> SUPPLIED DATA:
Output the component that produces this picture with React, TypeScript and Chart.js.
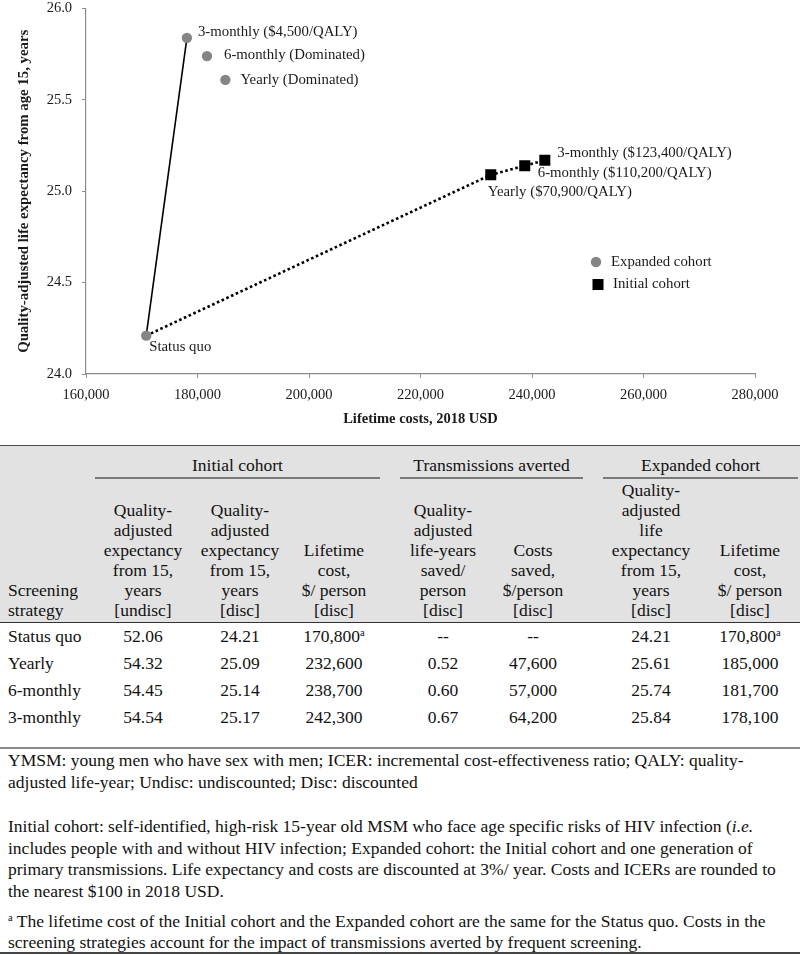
import React, { useEffect, useRef } from 'react';
import { Chart, registerables } from 'chart.js';

Chart.register(...registerables);

// ---------- data ----------
const strategies = ['Status quo', 'Yearly', '6-monthly', '3-monthly'];
const initialQalyUndisc = [52.06, 54.32, 54.45, 54.54];
const initialQaly = [24.21, 25.09, 25.14, 25.17];
const initialCost = [170800, 232600, 238700, 242300];
const qalySaved = [null, 0.52, 0.6, 0.67];
const costSaved = [null, 47600, 57000, 64200];
const expandedQaly = [24.21, 25.61, 25.74, 25.84];
const expandedCost = [170800, 185000, 181700, 178100];
const initialIcer = ['', '$70,900/QALY', '$110,200/QALY', '$123,400/QALY'];
const expandedIcer = ['', 'Dominated', 'Dominated', '$4,500/QALY'];
const seriesNames = ['Expanded cohort', 'Initial cohort'];
const xRange = [160000, 280000, 20000];
const yRange = [24.0, 26.0, 0.5];
const xTitle = 'Lifetime costs, 2018 USD';
const yTitle = 'Quality-adjusted life expectancy from age 15, years';

const groupHeaders = ['Initial cohort', 'Transmissions averted', 'Expanded cohort'];
const columnHeaders = [
  ['Screening', 'strategy'],
  ['Quality-', 'adjusted', 'expectancy', 'from 15,', 'years', '[undisc]'],
  ['Quality-', 'adjusted', 'expectancy', 'from 15,', 'years', '[disc]'],
  ['Lifetime', 'cost,', '$/ person', '[disc]'],
  ['Quality-', 'adjusted', 'life-years', 'saved/', 'person', '[disc]'],
  ['Costs', 'saved,', '$/person', '[disc]'],
  ['Quality-', 'adjusted', 'life', 'expectancy', 'from 15,', 'years', '[disc]'],
  ['Lifetime', 'cost,', '$/ person', '[disc]'],
];
const footnote1 = [
  'YMSM: young men who have sex with men; ICER: incremental cost-effectiveness ratio; QALY: quality-',
  'adjusted life-year; Undisc: undiscounted; Disc: discounted',
];
const footnote2 = [
  'Initial cohort: self-identified, high-risk 15-year old MSM who face age specific risks of HIV infection (',
  'includes people with and without HIV infection; Expanded cohort: the Initial cohort and one generation of',
  'primary transmissions. Life expectancy and costs are discounted at 3%/ year. Costs and ICERs are rounded to',
  'the nearest $100 in 2018 USD.',
];
const footnote3 = [
  ' The lifetime cost of the Initial cohort and the Expanded cohort are the same for the Status quo. Costs in the',
  'screening strategies account for the impact of transmissions averted by frequent screening.',
];

// ---------- helpers ----------
const fmtCost = (v: number) => v.toLocaleString('en-US');
const SERIF = '"Liberation Serif", "Times New Roman", serif';

const pts = (xs: number[], ys: number[], idx: number[]) => idx.map((i) => ({ x: xs[i], y: ys[i] }));

// label placement (dx, dy relative to the point)
const expandedLabelOffsets = [[3, 11], [15, 0], [17, -1], [11, -6]];
const initialLabelOffsets = [[0, 0], [-3, 17.5], [13, 7.5], [12.5, -7]];

const annotatePlugin = {
  id: 'annotate',
  afterDatasetsDraw(chart: any) {
    const { ctx, scales } = chart;
    const xs = scales.x;
    const ys = scales.y;
    ctx.save();
    ctx.font = `14.8px ${SERIF}`;
    ctx.fillStyle = '#1a1a1a';
    ctx.textAlign = 'left';
    ctx.textBaseline = 'middle';
    strategies.forEach((s, i) => {
      const px = xs.getPixelForValue(expandedCost[i]);
      const py = ys.getPixelForValue(expandedQaly[i]);
      const [dx, dy] = expandedLabelOffsets[i];
      const txt = i === 0 ? s : `${s} (${expandedIcer[i]})`;
      ctx.fillText(txt, px + dx, py + dy);
      if (i > 0) {
        const qx = xs.getPixelForValue(initialCost[i]);
        const qy = ys.getPixelForValue(initialQaly[i]);
        const [ex, ey] = initialLabelOffsets[i];
        ctx.fillText(`${s} (${initialIcer[i]})`, qx + ex, qy + ey);
      }
    });
    // legend
    const lx = 596;
    const ly = 262;
    ctx.fillStyle = '#858585';
    ctx.beginPath();
    ctx.arc(lx, ly, 5.2, 0, Math.PI * 2);
    ctx.fill();
    ctx.fillStyle = '#000';
    ctx.fillRect(lx + 2 - 5.5, ly + 22.5 - 5.5, 11, 11);
    ctx.fillStyle = '#1a1a1a';
    ctx.fillText(seriesNames[0], lx + 15, ly);
    ctx.fillText(seriesNames[1], lx + 17, ly + 22.5);
    ctx.restore();
  },
};

function ChartBlock() {
  const ref = useRef<HTMLCanvasElement>(null);
  useEffect(() => {
    if (!ref.current) return;
    const others = [1, 2, 3];
    const chart = new Chart(ref.current, {
      type: 'scatter',
      data: {
        datasets: [
          {
            label: seriesNames[0],
            data: pts(expandedCost, expandedQaly, [0, 1, 2, 3]),
            pointStyle: 'circle',
            pointRadius: 5.2,
            backgroundColor: '#858585',
            borderColor: '#858585',
            borderWidth: 0,
            order: 0,
          },
          {
            label: seriesNames[1],
            data: pts(initialCost, initialQaly, others),
            pointStyle: 'rect',
            pointRadius: 7.8,
            backgroundColor: '#000',
            borderColor: '#000',
            borderWidth: 0,
            order: 0,
          },
          {
            label: 'Expanded frontier',
            data: pts(expandedCost, expandedQaly, [0, 3]),
            showLine: true,
            pointRadius: 0,
            borderColor: '#000',
            borderWidth: 1.6,
            order: 1,
          },
          {
            label: 'Initial frontier',
            data: [{ x: expandedCost[0], y: expandedQaly[0] }, ...pts(initialCost, initialQaly, others)],
            showLine: true,
            pointRadius: 0,
            borderColor: '#000',
            borderWidth: 2.6,
            borderDash: [2.6, 2.6],
            order: 1,
          },
        ],
      },
      options: {
        animation: false,
        responsive: false,
        layout: { padding: { left: 0, right: 45, top: 8.6, bottom: 0 } },
        plugins: { legend: { display: false }, tooltip: { enabled: false } },
        scales: {
          x: {
            type: 'linear',
            min: xRange[0],
            max: xRange[1],
            afterFit: (s: any) => { s.height = 66; s.paddingLeft = 0; s.paddingRight = 0; },
            ticks: {
              stepSize: xRange[2],
              color: '#1a1a1a',
              font: { family: SERIF, size: 14.5 },
              padding: 8,
              callback: (v: any) => fmtCost(Number(v)),
            },
            grid: { drawOnChartArea: false, drawTicks: true, tickLength: 4, color: '#8c8c8c' },
            border: { display: true, color: '#8c8c8c', width: 1.2 },
            title: {
              display: true,
              text: xTitle,
              color: '#1a1a1a',
              font: { family: SERIF, size: 14.5, weight: 'bold' },
              padding: { top: 0, bottom: 12 },
            },
          },
          y: {
            type: 'linear',
            min: yRange[0],
            max: yRange[1],
            afterFit: (s: any) => { s.width = 86; s.paddingTop = 0; s.paddingBottom = 0; },
            ticks: {
              stepSize: yRange[2],
              color: '#1a1a1a',
              font: { family: SERIF, size: 14.5 },
              padding: 10,
              callback: (v: any) => Number(v).toFixed(1),
            },
            grid: { drawOnChartArea: false, drawTicks: true, tickLength: 4, color: '#8c8c8c' },
            border: { display: true, color: '#8c8c8c', width: 1.2 },
            title: {
              display: true,
              text: yTitle,
              color: '#1a1a1a',
              font: { family: SERIF, size: 14.8, weight: 'bold' },
              padding: { top: 15, bottom: 0 },
            },
          },
        },
      },
      plugins: [annotatePlugin],
    });
    return () => chart.destroy();
  }, []);
  return <canvas ref={ref} width={800} height={440} style={{ position: 'absolute', left: 0, top: 0, width: 800, height: 440 }} />;
}

const colCenters = [0, 143, 240, 334, 443, 533, 651, 750];
const groupSpans = [[95, 380], [400, 583], [603, 798]];
const FS = 17.5;

function Cell({ col, top, children }: { col: number; top: number; children: any }) {
  const style: any = {
    position: 'absolute',
    top,
    lineHeight: '20px',
    whiteSpace: 'nowrap',
  };
  if (col === 0) {
    style.left = 8;
    style.textAlign = 'left';
  } else {
    style.left = colCenters[col] - 70;
    style.width = 140;
    style.textAlign = 'center';
  }
  return <div style={style}>{children}</div>;
}

const Sup = () => <sup style={{ fontSize: '0.6em', verticalAlign: 'top', position: 'relative', top: -3 }}>a</sup>;

export default function App() {
  const rows = strategies.map((s, i) => [
    s,
    initialQalyUndisc[i].toFixed(2),
    initialQaly[i].toFixed(2),
    <>{fmtCost(initialCost[i])}{i === 0 ? <Sup /> : null}</>,
    qalySaved[i] == null ? '--' : (qalySaved[i] as number).toFixed(2),
    costSaved[i] == null ? '--' : fmtCost(costSaved[i] as number),
    expandedQaly[i].toFixed(2),
    <>{fmtCost(expandedCost[i])}{i === 0 ? <Sup /> : null}</>,
  ]);
  return (
    <div style={{ position: 'absolute', left: 0, top: 0, width: 800, height: 955, fontFamily: SERIF, fontSize: FS, color: '#111', background: '#fff', overflow: 'hidden' }}>
      <ChartBlock />
      {/* header block */}
      <div style={{ position: 'absolute', left: 0, top: 445, width: 800, height: 178, background: '#e2e2e2', borderTop: '1.5px solid #4a4a4a', borderBottom: '1.5px solid #333', boxSizing: 'border-box' }} />
      {groupHeaders.map((g, k) => {
        const [a, b] = groupSpans[k];
        return (
          <React.Fragment key={g}>
            <div style={{ position: 'absolute', left: a, width: b - a, top: 455, lineHeight: '20px', textAlign: 'center', whiteSpace: 'nowrap' }}>{g}</div>
            <div style={{ position: 'absolute', left: a, width: b - a, top: 477, height: 2, background: '#7a7a7a' }} />
          </React.Fragment>
        );
      })}
      {columnHeaders.map((lines, c) => (
        <Cell key={'h' + c} col={c} top={620 - lines.length * 20}>
          {lines.map((l, j) => (
            <React.Fragment key={j}>{l}{j < lines.length - 1 ? <br /> : null}</React.Fragment>
          ))}
        </Cell>
      ))}
      {rows.map((r, i) =>
        r.map((v, c) => (
          <Cell key={`r${i}c${c}`} col={c} top={626 + 27 * i}>{v}</Cell>
        )),
      )}
      <div style={{ position: 'absolute', left: 0, top: 747, width: 800, height: 2, background: '#8a8a8a' }} />
      {/* footnotes */}
      <div style={{ position: 'absolute', left: 8, top: 750, lineHeight: '21.5px', whiteSpace: 'nowrap' }}>
        {footnote1.map((l, j) => <div key={j}>{l}</div>)}
      </div>
      <div style={{ position: 'absolute', left: 8, top: 816, lineHeight: '21.5px', whiteSpace: 'nowrap' }}>
        <div>{footnote2[0]}<i>i.e.</i></div>
        {footnote2.slice(1).map((l, j) => <div key={j}>{l}</div>)}
      </div>
      <div style={{ position: 'absolute', left: 8, top: 911, lineHeight: '20.5px', whiteSpace: 'nowrap' }}>
        <div><Sup />{footnote3[0]}</div>
        <div>{footnote3[1]}</div>
      </div>
      <div style={{ position: 'absolute', left: 0, top: 952, width: 800, height: 1.5, background: '#444' }} />
    </div>
  );
}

> PROBLEM DETAILS: From the top of the listing above, repeat each line exactly until you reach the line containing "Chart.register(...registerables);", and repeat that one too. Leave the pictures out.

> THE OUTPUT:
Output the component that produces this picture with React, TypeScript and Chart.js.
import React, { useEffect, useRef } from 'react';
import { Chart, registerables } from 'chart.js';

Chart.register(...registerables);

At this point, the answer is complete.